| Problem statement |
Without the pictures, give the entries below again exactly as written.

#### Extracted information

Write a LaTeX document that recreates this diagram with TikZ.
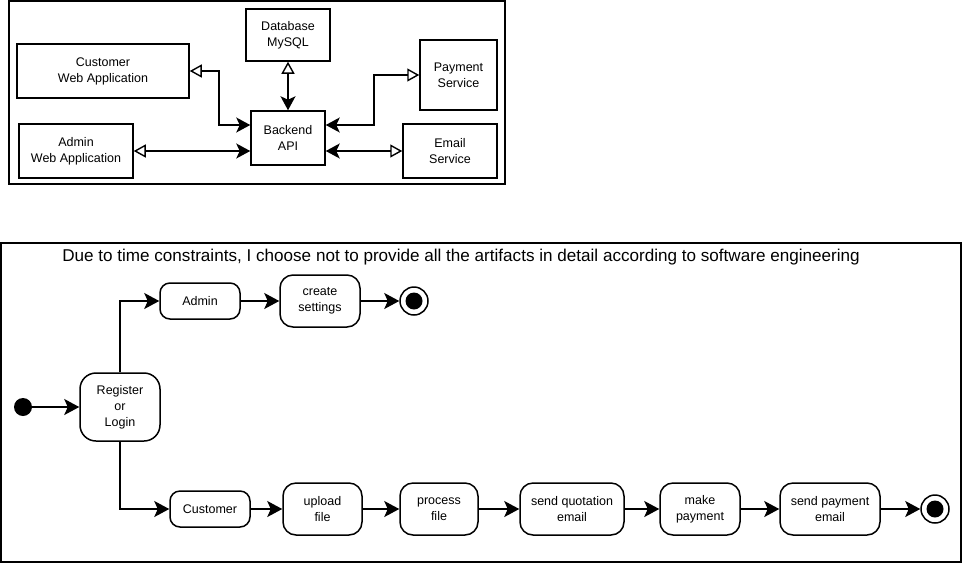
\documentclass[tikz,border=0pt]{standalone}
\usepackage{fontspec}
\setmainfont{Liberation Sans}
\usetikzlibrary{arrows.meta}
\begin{document}
\begin{tikzpicture}[x=1pt,y=-1pt,
  every node/.style={font=\fontsize{12.5}{16}\selectfont, align=center, inner sep=0pt},
  comp/.style={draw, line width=1.5pt, fill=white},
  act/.style={draw, line width=1.5pt, rounded corners=13pt, fill=white},
  actsm/.style={draw, line width=1.5pt, rounded corners=10pt, fill=white},
  frame/.style={draw, line width=2pt},
  link/.style={line width=1.6pt, {Triangle[open,length=12pt,width=13pt,line width=1.4pt]}-{Stealth[length=14pt,width=15pt,inset=3.5pt]}},
  flow/.style={line width=1.6pt, -{Stealth[length=15pt,width=16pt,inset=3.5pt]}},
  startdot/.style={circle, fill=black, minimum size=18pt},
  enddot/.style={circle, draw, line width=1.5pt, minimum size=28pt, fill=white,
    path picture={\fill[black] (path picture bounding box.center) circle (8.5pt);}}
]
\useasboundingbox (0,0) rectangle (963,566);
\fill[white] (0,0) rectangle (963,566);
% top frame
\draw[frame] (9,1) rectangle (505,184);
\node[comp, minimum width=172pt, minimum height=54pt] (cust) at (103,71) {Customer\\Web Application};
\node[comp, minimum width=114pt, minimum height=54pt] (adm) at (76,151) {Admin\\Web Application};
\node[comp, minimum width=84pt, minimum height=52pt] (db) at (288,35) {Database\\MySQL};
\node[comp, minimum width=74pt, minimum height=54pt] (api) at (288,138) {Backend\\API};
\node[comp, minimum width=77pt, minimum height=70pt] (pay) at (458.5,75) {Payment\\Service};
\node[comp, minimum width=94pt, minimum height=54pt] (email) at (450,151) {Email\\Service};
\draw[link] (cust.east) -| ([xshift=-31pt,yshift=13pt]api.west) -- ([yshift=13pt]api.west);
\draw[link] (adm.east) -- (adm.east -| api.west);
\draw[link] (db.south) -- (api.north);
\draw[link] (pay.west) -| ([xshift=48pt,yshift=13pt]api.east) -- ([yshift=13pt]api.east);
\draw[link] (email.west) -- (email.west -| api.east);
% bottom frame
\draw[frame] (1,243) rectangle (961,562);
\node[font=\fontsize{17.1}{19}\selectfont] (title) at (461,257) {Due to time constraints, I choose not to provide all the artifacts in detail according to software engineering};
\node[startdot] (start) at (23,407) {};
\node[act, rounded corners=16pt, minimum width=80pt, minimum height=68pt] (reg) at (120,407) {Register\\or\\Login};
\node[actsm, minimum width=80pt, minimum height=36pt] (admin) at (200,301) {Admin};
\node[act, minimum width=80pt, minimum height=52pt] (create) at (320,301) {create\\settings};
\node[enddot] (end1) at (414,301) {};
\node[actsm, minimum width=80pt, minimum height=36pt] (custa) at (210,509) {Customer};
\node[act, minimum width=79pt, minimum height=52pt] (upload) at (322.5,509) {upload\\file};
\node[act, minimum width=78pt, minimum height=52pt] (process) at (439,509) {process\\file};
\node[act, minimum width=104pt, minimum height=52pt] (sendq) at (572,509) {send quotation\\email};
\node[act, minimum width=80pt, minimum height=52pt] (make) at (700,509) {make\\payment};
\node[act, minimum width=100pt, minimum height=52pt] (sendp) at (830,509) {send payment\\email};
\node[enddot] (end2) at (935,509) {};
\draw[flow] (start) -- (reg);
\draw[flow] (reg.north) |- (admin.west);
\draw[flow] (reg.south) |- (custa.west);
\draw[flow] (admin) -- (create);
\draw[flow] (create) -- (end1);
\draw[flow] (custa) -- (upload);
\draw[flow] (upload) -- (process);
\draw[flow] (process) -- (sendq);
\draw[flow] (sendq) -- (make);
\draw[flow] (make) -- (sendp);
\draw[flow] (sendp) -- (end2);
\end{tikzpicture}
\end{document}
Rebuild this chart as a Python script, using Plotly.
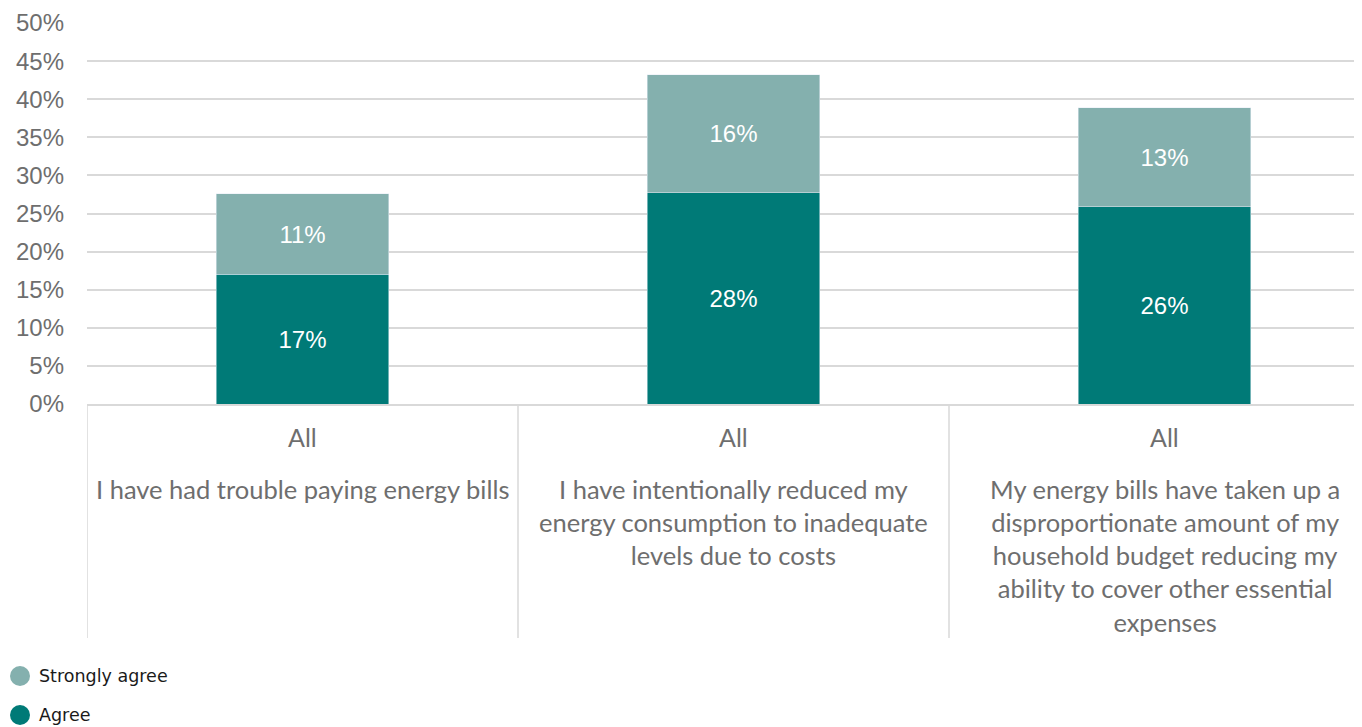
import plotly.graph_objects as go

groups = ["All", "All", "All"]
statements = [
    "I have had trouble paying energy bills",
    "I have intentionally reduced my<br>energy consumption to inadequate<br>levels due to costs",
    "My energy bills have taken up a<br>disproportionate amount of my<br>household budget reducing my<br>ability to cover other essential<br>expenses",
]
agree = [17.0, 27.7, 25.9]
strongly_agree = [10.6, 15.5, 13.0]
y_ticks = [0, 5, 10, 15, 20, 25, 30, 35, 40, 45, 50]
legend_names = ["Strongly agree", "Agree"]

C_AGREE = "#007A77"
C_STRONG = "#84B0AE"
GRID = "#D9D9D9"
TXT = "#6E6E6E"

# figure geometry (page body adds 8px offset)
W, H = 1354, 719
ML, MT, MB = 79, 15, 323
PW = W - ML
PH = H - MT - MB


def py(px_from_plot_bottom):
    return -px_from_plot_bottom / PH


idx = list(range(len(statements)))
fig = go.Figure()
fig.add_trace(go.Bar(x=idx, y=agree, name="Agree", marker_color=C_AGREE, width=0.4,
                     texttemplate="%{y:.0f}%", textposition="inside", insidetextanchor="middle",
                     textfont=dict(color="white", size=24, family="Liberation Sans"),
                     showlegend=False))
fig.add_trace(go.Bar(x=idx, y=strongly_agree, name="Strongly agree", marker_color=C_STRONG, width=0.4,
                     texttemplate="%{y:.0f}%", textposition="inside", insidetextanchor="middle",
                     textfont=dict(color="white", size=24, family="Liberation Sans"),
                     showlegend=False))

n = len(statements)
for i in range(n + 1):
    fig.add_shape(type="line", xref="x", yref="paper", x0=i - 0.5, x1=i - 0.5,
                  y0=0, y1=py(234), line=dict(color=GRID, width=1.5))
for i in idx:
    fig.add_annotation(x=i, y=py(33), xref="x", yref="paper", text=groups[i],
                       showarrow=False, yanchor="middle", font=dict(size=25, color=TXT, family="Lato"))
    fig.add_annotation(x=i, y=py(68), xref="x", yref="paper", text=statements[i],
                       showarrow=False, yanchor="top", align="center",
                       font=dict(size=25.5, color=TXT, family="Lato"))

# legend (circle markers)
leg_colors = [C_STRONG, C_AGREE]
leg_y = [272, 311]  # px below plot bottom
r = 10
for name, col, dy in zip(legend_names, leg_colors, leg_y):
    cx = (12 - ML) / PW
    fig.add_shape(type="circle", xref="paper", yref="paper",
                  x0=cx - r / PW, x1=cx + r / PW, y0=py(dy) - r / PH, y1=py(dy) + r / PH,
                  fillcolor=col, line=dict(width=0))
    fig.add_annotation(x=(29 - ML) / PW, y=py(dy), xref="paper", yref="paper", text=name,
                       showarrow=False, xanchor="left", yanchor="middle",
                       font=dict(size=17.5, color="#1A1A1A", family="DejaVu Sans"))

fig.update_layout(
    width=W, height=H,
    margin=dict(l=ML, r=0, t=MT, b=MB, autoexpand=False),
    barmode="stack",
    showlegend=False,
    plot_bgcolor="white", paper_bgcolor="white",
    xaxis=dict(range=[-0.5, -0.5 + PW / 431], showticklabels=False, showgrid=False,
               zeroline=False, showline=True, linecolor=GRID, linewidth=1.5, fixedrange=True),
    yaxis=dict(range=[0, 50], tickvals=y_ticks, ticktext=[f"{v}%" for v in y_ticks],
               showgrid=True, gridcolor=GRID, gridwidth=1.5, zeroline=False, showline=False,
               tickfont=dict(size=24, color=TXT, family="Liberation Sans"), ticklabelstandoff=22),
    bargap=0.6,
)
fig.write_html("out.html")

########

| Response for this exercise |
Write a LaTeX document that recreates this diagram with TikZ.
\documentclass[tikz,border=0pt]{standalone}
\usepackage{fontspec}
\setmainfont{Liberation Sans}
\usetikzlibrary{arrows.meta}
\begin{document}
\begin{tikzpicture}[x=1pt,y=-1pt,
  every node/.style={font=\fontsize{12.5}{16}\selectfont, align=center, inner sep=0pt},
  comp/.style={draw, line width=1.5pt, fill=white},
  act/.style={draw, line width=1.5pt, rounded corners=13pt, fill=white},
  actsm/.style={draw, line width=1.5pt, rounded corners=10pt, fill=white},
  frame/.style={draw, line width=2pt},
  link/.style={line width=1.6pt, {Triangle[open,length=12pt,width=13pt,line width=1.4pt]}-{Stealth[length=14pt,width=15pt,inset=3.5pt]}},
  flow/.style={line width=1.6pt, -{Stealth[length=15pt,width=16pt,inset=3.5pt]}},
  startdot/.style={circle, fill=black, minimum size=18pt},
  enddot/.style={circle, draw, line width=1.5pt, minimum size=28pt, fill=white,
    path picture={\fill[black] (path picture bounding box.center) circle (8.5pt);}}
]
\useasboundingbox (0,0) rectangle (963,566);
\fill[white] (0,0) rectangle (963,566);
% top frame
\draw[frame] (9,1) rectangle (505,184);
\node[comp, minimum width=172pt, minimum height=54pt] (cust) at (103,71) {Customer\\Web Application};
\node[comp, minimum width=114pt, minimum height=54pt] (adm) at (76,151) {Admin\\Web Application};
\node[comp, minimum width=84pt, minimum height=52pt] (db) at (288,35) {Database\\MySQL};
\node[comp, minimum width=74pt, minimum height=54pt] (api) at (288,138) {Backend\\API};
\node[comp, minimum width=77pt, minimum height=70pt] (pay) at (458.5,75) {Payment\\Service};
\node[comp, minimum width=94pt, minimum height=54pt] (email) at (450,151) {Email\\Service};
\draw[link] (cust.east) -| ([xshift=-31pt,yshift=13pt]api.west) -- ([yshift=13pt]api.west);
\draw[link] (adm.east) -- (adm.east -| api.west);
\draw[link] (db.south) -- (api.north);
\draw[link] (pay.west) -| ([xshift=48pt,yshift=13pt]api.east) -- ([yshift=13pt]api.east);
\draw[link] (email.west) -- (email.west -| api.east);
% bottom frame
\draw[frame] (1,243) rectangle (961,562);
\node[font=\fontsize{17.1}{19}\selectfont] (title) at (461,257) {Due to time constraints, I choose not to provide all the artifacts in detail according to software engineering};
\node[startdot] (start) at (23,407) {};
\node[act, rounded corners=16pt, minimum width=80pt, minimum height=68pt] (reg) at (120,407) {Register\\or\\Login};
\node[actsm, minimum width=80pt, minimum height=36pt] (admin) at (200,301) {Admin};
\node[act, minimum width=80pt, minimum height=52pt] (create) at (320,301) {create\\settings};
\node[enddot] (end1) at (414,301) {};
\node[actsm, minimum width=80pt, minimum height=36pt] (custa) at (210,509) {Customer};
\node[act, minimum width=79pt, minimum height=52pt] (upload) at (322.5,509) {upload\\file};
\node[act, minimum width=78pt, minimum height=52pt] (process) at (439,509) {process\\file};
\node[act, minimum width=104pt, minimum height=52pt] (sendq) at (572,509) {send quotation\\email};
\node[act, minimum width=80pt, minimum height=52pt] (make) at (700,509) {make\\payment};
\node[act, minimum width=100pt, minimum height=52pt] (sendp) at (830,509) {send payment\\email};
\node[enddot] (end2) at (935,509) {};
\draw[flow] (start) -- (reg);
\draw[flow] (reg.north) |- (admin.west);
\draw[flow] (reg.south) |- (custa.west);
\draw[flow] (admin) -- (create);
\draw[flow] (create) -- (end1);
\draw[flow] (custa) -- (upload);
\draw[flow] (upload) -- (process);
\draw[flow] (process) -- (sendq);
\draw[flow] (sendq) -- (make);
\draw[flow] (make) -- (sendp);
\draw[flow] (sendp) -- (end2);
\end{tikzpicture}
\end{document}
Rebuild this chart as a Python script, using Plotly.
import plotly.graph_objects as go

groups = ["All", "All", "All"]
statements = [
    "I have had trouble paying energy bills",
    "I have intentionally reduced my<br>energy consumption to inadequate<br>levels due to costs",
    "My energy bills have taken up a<br>disproportionate amount of my<br>household budget reducing my<br>ability to cover other essential<br>expenses",
]
agree = [17.0, 27.7, 25.9]
strongly_agree = [10.6, 15.5, 13.0]
y_ticks = [0, 5, 10, 15, 20, 25, 30, 35, 40, 45, 50]
legend_names = ["Strongly agree", "Agree"]

C_AGREE = "#007A77"
C_STRONG = "#84B0AE"
GRID = "#D9D9D9"
TXT = "#6E6E6E"

# figure geometry (page body adds 8px offset)
W, H = 1354, 719
ML, MT, MB = 79, 15, 323
PW = W - ML
PH = H - MT - MB


def py(px_from_plot_bottom):
    return -px_from_plot_bottom / PH


idx = list(range(len(statements)))
fig = go.Figure()
fig.add_trace(go.Bar(x=idx, y=agree, name="Agree", marker_color=C_AGREE, width=0.4,
                     texttemplate="%{y:.0f}%", textposition="inside", insidetextanchor="middle",
                     textfont=dict(color="white", size=24, family="Liberation Sans"),
                     showlegend=False))
fig.add_trace(go.Bar(x=idx, y=strongly_agree, name="Strongly agree", marker_color=C_STRONG, width=0.4,
                     texttemplate="%{y:.0f}%", textposition="inside", insidetextanchor="middle",
                     textfont=dict(color="white", size=24, family="Liberation Sans"),
                     showlegend=False))

n = len(statements)
for i in range(n + 1):
    fig.add_shape(type="line", xref="x", yref="paper", x0=i - 0.5, x1=i - 0.5,
                  y0=0, y1=py(234), line=dict(color=GRID, width=1.5))
for i in idx:
    fig.add_annotation(x=i, y=py(33), xref="x", yref="paper", text=groups[i],
                       showarrow=False, yanchor="middle", font=dict(size=25, color=TXT, family="Lato"))
    fig.add_annotation(x=i, y=py(68), xref="x", yref="paper", text=statements[i],
                       showarrow=False, yanchor="top", align="center",
                       font=dict(size=25.5, color=TXT, family="Lato"))

# legend (circle markers)
leg_colors = [C_STRONG, C_AGREE]
leg_y = [272, 311]  # px below plot bottom
r = 10
for name, col, dy in zip(legend_names, leg_colors, leg_y):
    cx = (12 - ML) / PW
    fig.add_shape(type="circle", xref="paper", yref="paper",
                  x0=cx - r / PW, x1=cx + r / PW, y0=py(dy) - r / PH, y1=py(dy) + r / PH,
                  fillcolor=col, line=dict(width=0))
    fig.add_annotation(x=(29 - ML) / PW, y=py(dy), xref="paper", yref="paper", text=name,
                       showarrow=False, xanchor="left", yanchor="middle",
                       font=dict(size=17.5, color="#1A1A1A", family="DejaVu Sans"))

fig.update_layout(
    width=W, height=H,
    margin=dict(l=ML, r=0, t=MT, b=MB, autoexpand=False),
    barmode="stack",
    showlegend=False,
    plot_bgcolor="white", paper_bgcolor="white",
    xaxis=dict(range=[-0.5, -0.5 + PW / 431], showticklabels=False, showgrid=False,
               zeroline=False, showline=True, linecolor=GRID, linewidth=1.5, fixedrange=True),
    yaxis=dict(range=[0, 50], tickvals=y_ticks, ticktext=[f"{v}%" for v in y_ticks],
               showgrid=True, gridcolor=GRID, gridwidth=1.5, zeroline=False, showline=False,
               tickfont=dict(size=24, color=TXT, family="Liberation Sans"), ticklabelstandoff=22),
    bargap=0.6,
)
fig.write_html("out.html")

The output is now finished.